After an enlightening-to-no-one lead graph on age, experience, and marital status (being married doesn't count with voters until you have children how much would that kick ass as an April surprise?), Boren cites four votes as especially illustrative:

1) Act 47 state oversight. Ravenstahl, AGAINST. Peduto, FOR.

There is broad agreement that Act 47 has been beneficial, so the Mayor will have to explain this vote, and possibly admit an evolution in thinking.

2) A buffer zone for protests around abortion clinics. Ravenstahl, AGAINST. Peduto, FOR.

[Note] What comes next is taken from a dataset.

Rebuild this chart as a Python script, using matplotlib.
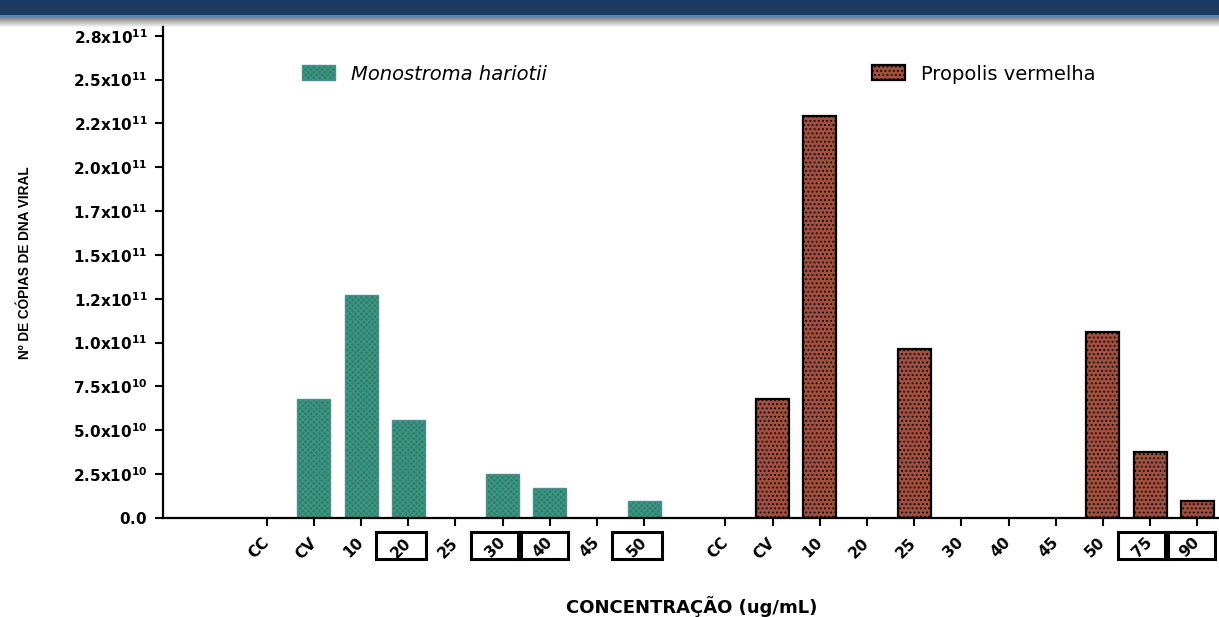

Will this issue gain traction? Will Peduto try? Can the Mayor make it a 1st Amendment issue, or does it contribute toward his "Bush Factor"?

3) Dealing with Twanda Carlisle's spending fiasco. Ravenstahl PASSED limits on discretionary spending, Peduto FAILED TO PASS an outright ban on walking-around-money.

This places Peduto even more fixedly as the reform candidate; but people like money, and like when it walks around some.

4) Tax Increment Financing for PNC office tower. Ravenstahl FOR. Peduto AGAINST.

Oddly, this would seem to align Peduto with the Trib editorial board (think, "Mr. Rohr, give back the public money"), which in turn would align Ravenstahl with the Heinz Endowments.

Finally, Dick Skrinjar chimes in with this one:

5) Ravenstahl for Council President. Ravenstahl FOR. Peduto FOR.

Just like Ravenstahl has some explaining to do on vote #1, Peduto at some point must forthrightly explain this, whether or not it's a Skrinjar trap.

Interesting: Much of the analysis in Boren's piece came from the Allegheny Institute -- a local conservative think-tank -- and it was mostly in Peduto's favor. If Bill Peduto can swing being the candidate of experience, and the candidate of reform, and the candidate of conservatives -- that is something.

BTW, the Allegheny Institute has a blog, which accepts comments, and is totally worth following.

1 comment:

  1. I blogged about this article too.

    Nutshell: These guys are two peas in the same pod.